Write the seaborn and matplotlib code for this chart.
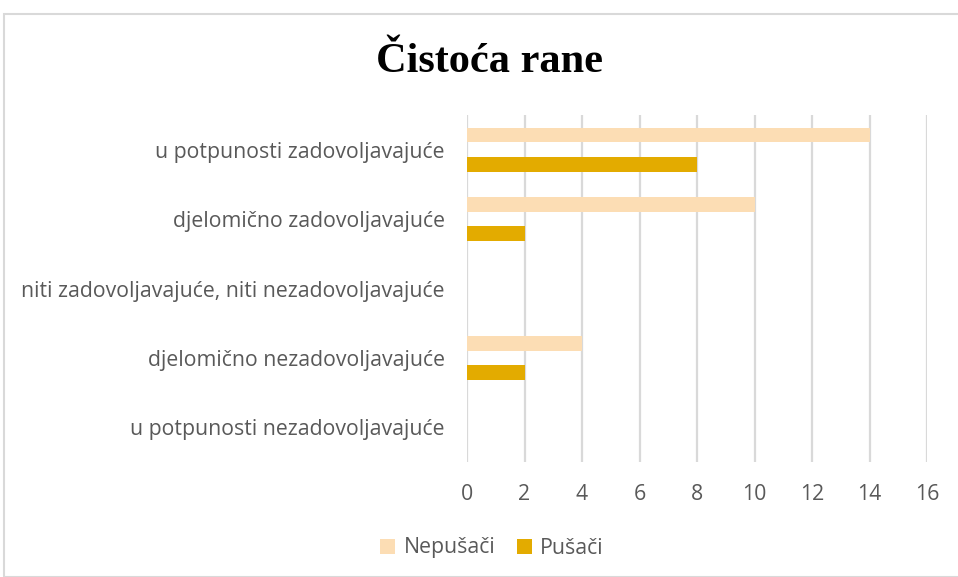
import matplotlib
matplotlib.use("Agg")
import matplotlib.pyplot as plt
import seaborn as sns
import pandas as pd
from matplotlib.patches import Rectangle, Patch

categories = [
    "u potpunosti zadovoljavajuće",
    "djelomično zadovoljavajuće",
    "niti zadovoljavajuće, niti nezadovoljavajuće",
    "djelomično nezadovoljavajuće",
    "u potpunosti nezadovoljavajuće",
]
series_names = ["Nepušači", "Pušači"]
nepusaci = [14, 10, 0, 4, 0]
pusaci = [8, 2, 0, 2, 0]
x_ticks = [0, 2, 4, 6, 8, 10, 12, 14, 16]

df = pd.DataFrame({
    "kategorija": categories * 2,
    "skupina": [series_names[0]] * len(categories) + [series_names[1]] * len(categories),
    "broj": nepusaci + pusaci,
})

sns.set_theme(style="white")
plt.rcParams["font.family"] = ["Open Sans", "DejaVu Sans"]

W, H = 958, 577
fig = plt.figure(figsize=(W / 100, H / 100), dpi=100)
ax = fig.add_axes([467 / W, 1 - 462 / H, (927 - 467) / W, (462 - 115) / H])

palette = {"Nepušači": "#FCDDB4", "Pušači": "#E3AB00"}
sns.barplot(data=df, x="broj", y="kategorija", hue="skupina", order=categories,
            hue_order=series_names, palette=palette, orient="h", width=0.84,
            gap=0.5, ax=ax, saturation=1, legend=False, linewidth=0)

ax.set_xlim(0, 16)
ax.set_xticks(x_ticks)
ax.set_xticklabels([str(t) for t in x_ticks])
ax.xaxis.grid(True, color="#d9d9d9", linewidth=1.6)
ax.set_axisbelow(True)
for s in ax.spines.values():
    s.set_visible(False)
ax.tick_params(axis="both", length=0, labelsize=15.3, labelcolor="#595959")
ax.tick_params(axis="y", pad=16)
ax.tick_params(axis="x", pad=16)
ax.set_xlabel("")
ax.set_ylabel("")

fig.text(489 / W, 1 - 62 / H, "Čistoća rane", ha="center", va="center",
         fontsize=30.5, fontweight="bold", family=["Liberation Serif", "DejaVu Serif"],
         color="black")

handles = [Patch(facecolor=palette[n], edgecolor="none", label=n) for n in series_names]
fig.legend(handles=handles, loc="center", bbox_to_anchor=(492 / W, 1 - 548 / H),
           ncol=2, frameon=False, fontsize=15.3, handlelength=0.7, handleheight=0.7,
           handletextpad=0.4, columnspacing=1.0, labelcolor="#595959")

fig.patches.append(Rectangle((4 / W, 0), 1.2, 1 - 14 / H, transform=fig.transFigure,
                             fill=False, edgecolor="#d9d9d9", linewidth=1.5))

fig.savefig("out.png", dpi=100)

- REQUIRED TASK:
Copy out the listing exactly as it stands, but not the pictures.

- EXERCISE OUTPUT:
Write the seaborn and matplotlib code for this chart.
import matplotlib
matplotlib.use("Agg")
import matplotlib.pyplot as plt
import seaborn as sns
import pandas as pd
from matplotlib.patches import Rectangle, Patch

categories = [
    "u potpunosti zadovoljavajuće",
    "djelomično zadovoljavajuće",
    "niti zadovoljavajuće, niti nezadovoljavajuće",
    "djelomično nezadovoljavajuće",
    "u potpunosti nezadovoljavajuće",
]
series_names = ["Nepušači", "Pušači"]
nepusaci = [14, 10, 0, 4, 0]
pusaci = [8, 2, 0, 2, 0]
x_ticks = [0, 2, 4, 6, 8, 10, 12, 14, 16]

df = pd.DataFrame({
    "kategorija": categories * 2,
    "skupina": [series_names[0]] * len(categories) + [series_names[1]] * len(categories),
    "broj": nepusaci + pusaci,
})

sns.set_theme(style="white")
plt.rcParams["font.family"] = ["Open Sans", "DejaVu Sans"]

W, H = 958, 577
fig = plt.figure(figsize=(W / 100, H / 100), dpi=100)
ax = fig.add_axes([467 / W, 1 - 462 / H, (927 - 467) / W, (462 - 115) / H])

palette = {"Nepušači": "#FCDDB4", "Pušači": "#E3AB00"}
sns.barplot(data=df, x="broj", y="kategorija", hue="skupina", order=categories,
            hue_order=series_names, palette=palette, orient="h", width=0.84,
            gap=0.5, ax=ax, saturation=1, legend=False, linewidth=0)

ax.set_xlim(0, 16)
ax.set_xticks(x_ticks)
ax.set_xticklabels([str(t) for t in x_ticks])
ax.xaxis.grid(True, color="#d9d9d9", linewidth=1.6)
ax.set_axisbelow(True)
for s in ax.spines.values():
    s.set_visible(False)
ax.tick_params(axis="both", length=0, labelsize=15.3, labelcolor="#595959")
ax.tick_params(axis="y", pad=16)
ax.tick_params(axis="x", pad=16)
ax.set_xlabel("")
ax.set_ylabel("")

fig.text(489 / W, 1 - 62 / H, "Čistoća rane", ha="center", va="center",
         fontsize=30.5, fontweight="bold", family=["Liberation Serif", "DejaVu Serif"],
         color="black")

handles = [Patch(facecolor=palette[n], edgecolor="none", label=n) for n in series_names]
fig.legend(handles=handles, loc="center", bbox_to_anchor=(492 / W, 1 - 548 / H),
           ncol=2, frameon=False, fontsize=15.3, handlelength=0.7, handleheight=0.7,
           handletextpad=0.4, columnspacing=1.0, labelcolor="#595959")

fig.patches.append(Rectangle((4 / W, 0), 1.2, 1 - 14 / H, transform=fig.transFigure,
                             fill=False, edgecolor="#d9d9d9", linewidth=1.5))

fig.savefig("out.png", dpi=100)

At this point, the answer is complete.